Monday 25th September 2017
quotequote all
Equus said:
Antony Moxey said:
Hehe, council jobsworth would send a team of surveyors out so he didn't have to deal face to face with the property owner.
Actually, he wouldn't: the 'Council Jobsworth' would be an Enforcement Officer from the Planning department, and he or she would most certainly come out to deal with the property owner face to face.

It's a bloody tough job - one I wouldn't take for any money - and the people who do it are usually very sensible, reasonable human beings.

Also bear in mind that the 'Council Jobsworth' doesn't go around looking for things to enforce against; they are almost entirely reactive, so if we're using pejorative terms, there has to be a 'Curtain Twitching Busybody' or a 'whining NIMBY' to report the breach to them before they'll get involved in the first place. smile

Atomic12C said:
Do you have a figure for what is a reasonable tolerance in planning law?
(Is it a simple percentage figure or is it a defined length/height?)
There isn't one. It's a matter for judgement in the individual circumstances, and ultimately will come down to whether the deviation is considered to be 'material' or not.

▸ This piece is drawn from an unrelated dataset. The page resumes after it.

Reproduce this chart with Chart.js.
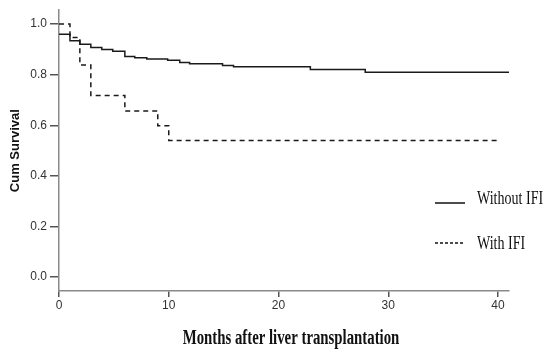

In your case, to colloquialise, the question would be: would the additional height have had such impact on the neighbour (you) that the Planning Permission should have been refused instead of approved.

Antony Moxey said:
Assuming of course that the surveyor would be happy to alter his drawings to help out the architect and client. The surveyor will obviously pass on his drawings to the architect, but he'd still keep his originals for his own records and any possible future works that might be carried out.
The survey drawings are submitted as part of the Planning application, so if you were going to doctor them, you'd need to do so before the application was submitted.

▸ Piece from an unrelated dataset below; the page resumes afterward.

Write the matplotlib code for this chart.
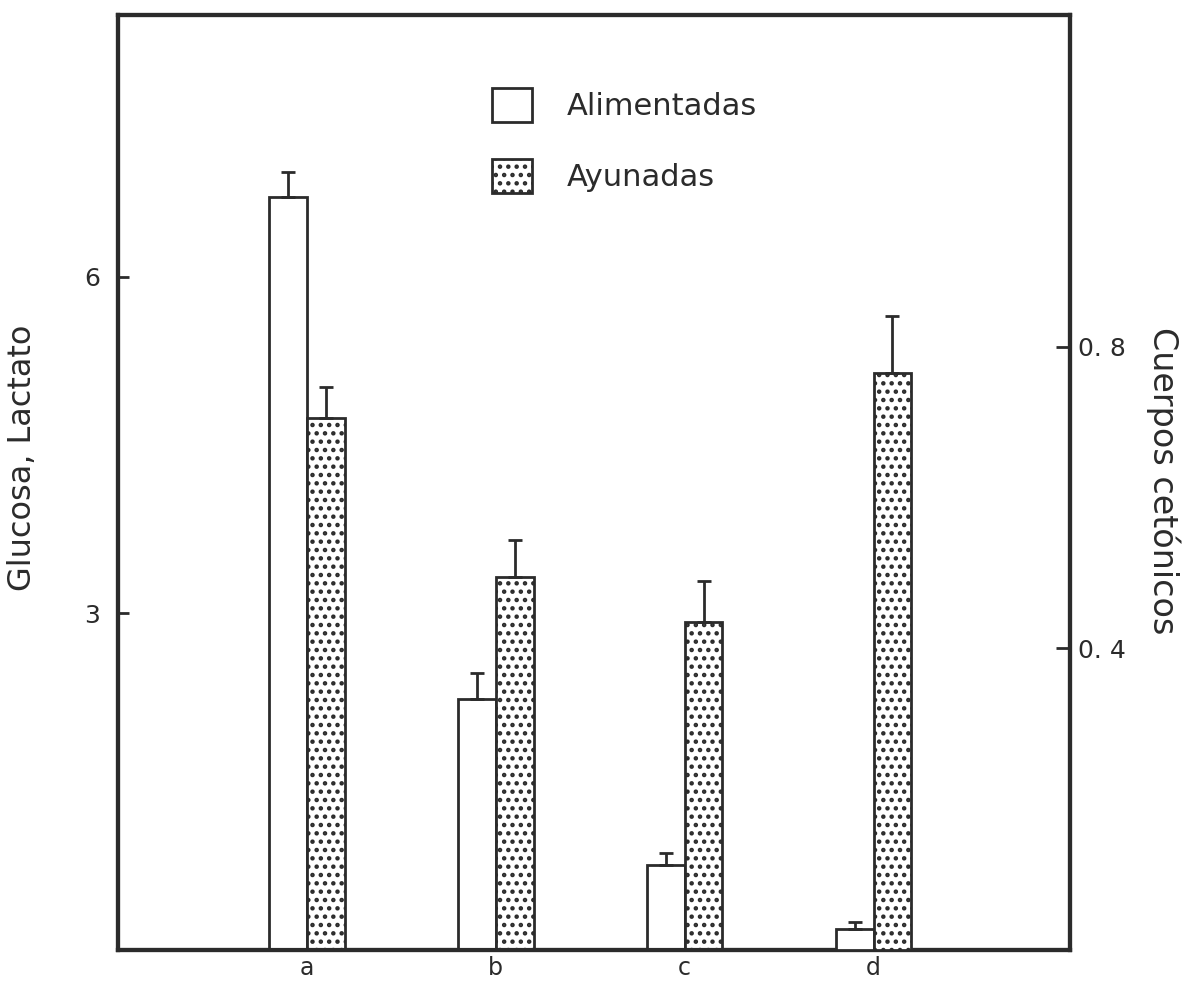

I won't pretend that it doesn't happen: we (architects) know that Planning Authorities have very limited survey capability themselves. Also, they very seldom, if ever, check the accuracy of 'existing' drawings, unless there's something blatant enough that it stands out to them when they make their site visit, so it's certainly possible to bend the truth a bit, at times. If that's the case, you've missed the boat, I'm afraid: if you suspected that the 'existing' drawings were inaccurate, the time to object would have been before the Planning Permission was granted.
As a former Parish Councillor, we scrutinised these quite thoroughly. It was our local knowledge that helped to advise the planning officers. For instance we rejected (well, advised against, we had no power to reject) planning that was squeezing 4 bed town houses, with only I parking space.